**Set exercise**
Without the pictures, extract every line from the start of the material to the line containing "var star = 'path://M50,0", both ends included.
────────────────────────────────────────
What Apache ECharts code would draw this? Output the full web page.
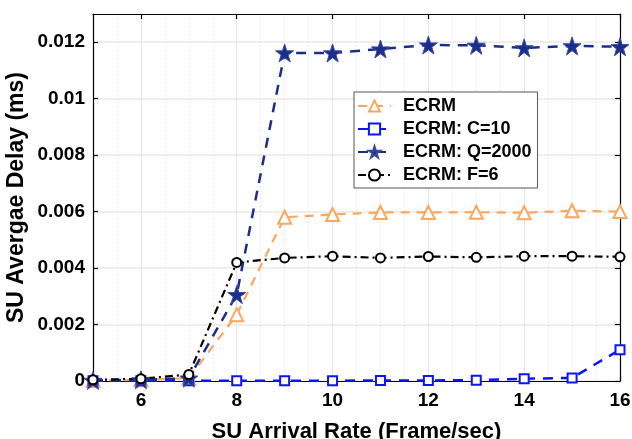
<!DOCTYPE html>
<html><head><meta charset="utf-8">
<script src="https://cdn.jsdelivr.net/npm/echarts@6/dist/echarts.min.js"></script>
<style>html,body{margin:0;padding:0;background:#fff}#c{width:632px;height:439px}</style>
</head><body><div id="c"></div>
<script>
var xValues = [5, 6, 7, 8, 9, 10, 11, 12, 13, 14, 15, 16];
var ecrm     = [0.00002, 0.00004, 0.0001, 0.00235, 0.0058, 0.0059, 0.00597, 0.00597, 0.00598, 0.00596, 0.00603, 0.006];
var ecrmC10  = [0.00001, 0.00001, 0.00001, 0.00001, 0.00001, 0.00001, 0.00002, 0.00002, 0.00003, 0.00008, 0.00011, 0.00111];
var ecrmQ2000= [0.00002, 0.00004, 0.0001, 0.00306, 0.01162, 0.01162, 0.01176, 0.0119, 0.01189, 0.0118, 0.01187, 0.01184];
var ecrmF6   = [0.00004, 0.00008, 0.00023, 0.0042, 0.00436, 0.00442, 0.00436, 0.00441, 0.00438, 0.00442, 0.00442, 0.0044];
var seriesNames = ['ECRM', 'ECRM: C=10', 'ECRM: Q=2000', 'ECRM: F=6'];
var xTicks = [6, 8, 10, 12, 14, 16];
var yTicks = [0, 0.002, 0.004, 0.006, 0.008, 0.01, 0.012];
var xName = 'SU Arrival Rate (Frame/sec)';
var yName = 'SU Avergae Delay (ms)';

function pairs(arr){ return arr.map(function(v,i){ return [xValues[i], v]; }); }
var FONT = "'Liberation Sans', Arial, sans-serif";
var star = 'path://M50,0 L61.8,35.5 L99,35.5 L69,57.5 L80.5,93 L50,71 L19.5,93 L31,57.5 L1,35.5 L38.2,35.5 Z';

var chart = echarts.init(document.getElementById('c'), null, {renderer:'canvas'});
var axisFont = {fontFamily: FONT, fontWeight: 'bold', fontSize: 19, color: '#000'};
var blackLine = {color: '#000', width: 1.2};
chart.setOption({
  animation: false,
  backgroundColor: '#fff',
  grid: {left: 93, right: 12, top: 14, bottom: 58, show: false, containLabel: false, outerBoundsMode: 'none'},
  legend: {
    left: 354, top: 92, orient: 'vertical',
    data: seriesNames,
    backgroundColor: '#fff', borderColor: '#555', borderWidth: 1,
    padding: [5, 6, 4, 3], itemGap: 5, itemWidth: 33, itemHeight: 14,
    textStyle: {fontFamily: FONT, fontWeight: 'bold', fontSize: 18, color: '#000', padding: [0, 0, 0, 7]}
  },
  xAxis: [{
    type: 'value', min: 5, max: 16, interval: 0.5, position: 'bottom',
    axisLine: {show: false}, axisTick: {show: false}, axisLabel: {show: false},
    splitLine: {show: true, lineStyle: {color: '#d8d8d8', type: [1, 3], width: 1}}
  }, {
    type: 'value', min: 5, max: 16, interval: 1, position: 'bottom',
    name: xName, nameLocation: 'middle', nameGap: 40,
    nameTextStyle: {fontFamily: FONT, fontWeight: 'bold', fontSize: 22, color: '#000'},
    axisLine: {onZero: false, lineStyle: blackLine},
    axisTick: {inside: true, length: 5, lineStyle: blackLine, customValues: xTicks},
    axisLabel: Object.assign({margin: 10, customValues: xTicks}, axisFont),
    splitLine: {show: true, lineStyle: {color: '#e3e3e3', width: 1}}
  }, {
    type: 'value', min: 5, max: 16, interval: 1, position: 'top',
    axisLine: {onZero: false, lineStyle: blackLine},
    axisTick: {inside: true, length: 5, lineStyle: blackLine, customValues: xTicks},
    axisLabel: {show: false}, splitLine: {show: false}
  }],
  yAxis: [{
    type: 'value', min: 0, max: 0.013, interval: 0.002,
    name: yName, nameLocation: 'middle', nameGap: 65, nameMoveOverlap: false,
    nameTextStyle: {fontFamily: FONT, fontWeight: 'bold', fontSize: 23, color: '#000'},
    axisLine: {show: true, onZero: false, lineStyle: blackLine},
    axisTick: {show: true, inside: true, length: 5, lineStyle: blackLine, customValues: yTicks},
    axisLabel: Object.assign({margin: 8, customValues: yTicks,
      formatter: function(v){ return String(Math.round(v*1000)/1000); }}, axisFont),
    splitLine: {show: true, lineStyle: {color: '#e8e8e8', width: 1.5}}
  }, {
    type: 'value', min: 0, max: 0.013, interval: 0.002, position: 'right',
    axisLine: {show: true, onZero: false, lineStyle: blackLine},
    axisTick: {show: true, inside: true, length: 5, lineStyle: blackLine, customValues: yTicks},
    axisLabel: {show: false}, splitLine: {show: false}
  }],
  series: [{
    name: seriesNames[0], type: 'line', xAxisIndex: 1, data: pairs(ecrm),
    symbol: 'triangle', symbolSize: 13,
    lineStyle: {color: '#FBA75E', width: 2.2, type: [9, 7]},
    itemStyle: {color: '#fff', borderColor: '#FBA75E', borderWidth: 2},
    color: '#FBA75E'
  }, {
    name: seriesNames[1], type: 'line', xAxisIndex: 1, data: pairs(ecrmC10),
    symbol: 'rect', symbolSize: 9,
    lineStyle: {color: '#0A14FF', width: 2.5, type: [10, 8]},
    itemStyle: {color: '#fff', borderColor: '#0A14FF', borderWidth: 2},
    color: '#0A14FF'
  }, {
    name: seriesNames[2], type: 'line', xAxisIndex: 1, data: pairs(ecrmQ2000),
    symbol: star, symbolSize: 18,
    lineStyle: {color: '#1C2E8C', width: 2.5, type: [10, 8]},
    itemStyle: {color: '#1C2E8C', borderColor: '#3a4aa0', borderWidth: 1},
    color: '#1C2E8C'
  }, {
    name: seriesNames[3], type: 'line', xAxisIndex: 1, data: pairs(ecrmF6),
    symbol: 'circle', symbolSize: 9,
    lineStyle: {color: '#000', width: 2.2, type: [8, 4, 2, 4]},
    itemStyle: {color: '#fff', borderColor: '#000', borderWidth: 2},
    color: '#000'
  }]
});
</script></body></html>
────────────────────────────────────────
**Written answer**
What Apache ECharts code would draw this? Output the full web page.
<!DOCTYPE html>
<html><head><meta charset="utf-8">
<script src="https://cdn.jsdelivr.net/npm/echarts@6/dist/echarts.min.js"></script>
<style>html,body{margin:0;padding:0;background:#fff}#c{width:632px;height:439px}</style>
</head><body><div id="c"></div>
<script>
var xValues = [5, 6, 7, 8, 9, 10, 11, 12, 13, 14, 15, 16];
var ecrm     = [0.00002, 0.00004, 0.0001, 0.00235, 0.0058, 0.0059, 0.00597, 0.00597, 0.00598, 0.00596, 0.00603, 0.006];
var ecrmC10  = [0.00001, 0.00001, 0.00001, 0.00001, 0.00001, 0.00001, 0.00002, 0.00002, 0.00003, 0.00008, 0.00011, 0.00111];
var ecrmQ2000= [0.00002, 0.00004, 0.0001, 0.00306, 0.01162, 0.01162, 0.01176, 0.0119, 0.01189, 0.0118, 0.01187, 0.01184];
var ecrmF6   = [0.00004, 0.00008, 0.00023, 0.0042, 0.00436, 0.00442, 0.00436, 0.00441, 0.00438, 0.00442, 0.00442, 0.0044];
var seriesNames = ['ECRM', 'ECRM: C=10', 'ECRM: Q=2000', 'ECRM: F=6'];
var xTicks = [6, 8, 10, 12, 14, 16];
var yTicks = [0, 0.002, 0.004, 0.006, 0.008, 0.01, 0.012];
var xName = 'SU Arrival Rate (Frame/sec)';
var yName = 'SU Avergae Delay (ms)';

function pairs(arr){ return arr.map(function(v,i){ return [xValues[i], v]; }); }
var FONT = "'Liberation Sans', Arial, sans-serif";
var star = 'path://M50,0 L61.8,35.5 L99,35.5 L69,57.5 L80.5,93 L50,71 L19.5,93 L31,57.5 L1,35.5 L38.2,35.5 Z';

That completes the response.